Marie-Pier Gaudreault, Sphère Média : « On parle de renaissance du gala, mais pour nous, c’est une naissance. Point. On crée quelque chose de complètement nouveau. »

Compte à rebours

L’équipe chargée de la cérémonie investira les Studios Grandé à Montréal lundi pour terminer les préparatifs. Le deuxième tour du vote ayant pris fin dimanche dernier, Québec Cinéma connaît les gagnants depuis quelques jours seulement. Pour Jay Du Temple, il s’agit d’une période stressante.

Roxane Couture, Sphère Média : « Il reste beaucoup de travail, mais c’est excitant ! Les morceaux du casse-tête s’attachent. Le gala prend forme… On veut arriver au 10 décembre convaincus qu’on a fait tout ce qu’on pouvait faire pour donner le meilleur show possible. »

Jay Du Temple : « Je m’en demande beaucoup, et par conséquent, j’en demande beaucoup à Guillaume Girard et à David Beaucage. Ce sont mes meilleurs amis. On travaille souvent ensemble. Ils font preuve de beaucoup de patience avec moi, parce que j’en manque tellement… Mon but, c’est d’arriver en forme le jour du gala. Je veux que mon kit soit prêt, que mes jokes soient prêtes… Je veux être de bonne humeur. »
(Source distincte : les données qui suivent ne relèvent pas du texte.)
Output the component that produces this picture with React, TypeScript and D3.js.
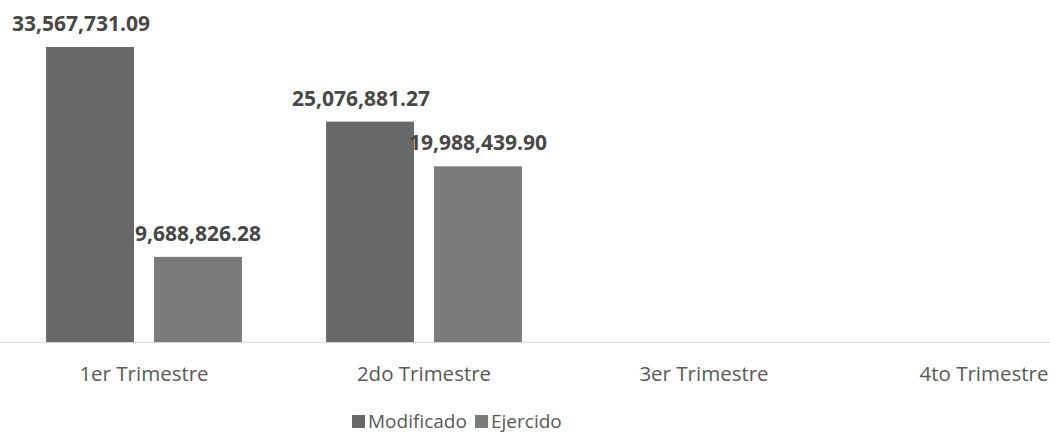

Mélanie Bhérer, Bell Média : « Avec toute la pression que Jay peut ressentir, il reste tellement rassurant. C’est un leader positif incroyable. »

Jay Du Temple : « Je veux que tout le monde chez Bell Média, Sphère Média et Québec Cinéma soit content. Je veux que ma mère soit contente. Je veux que toute l’industrie du cinéma soit contente. Je veux que Rémy Girard soit content. Mais l’important, c’est qu’on pique la curiosité des gens. Je veux qu’on leur donne envie d’aller voir des films québécois. »

Noovo diffuse le 25Gala Québec Cinéma le dimanche 10 décembre à 20 h.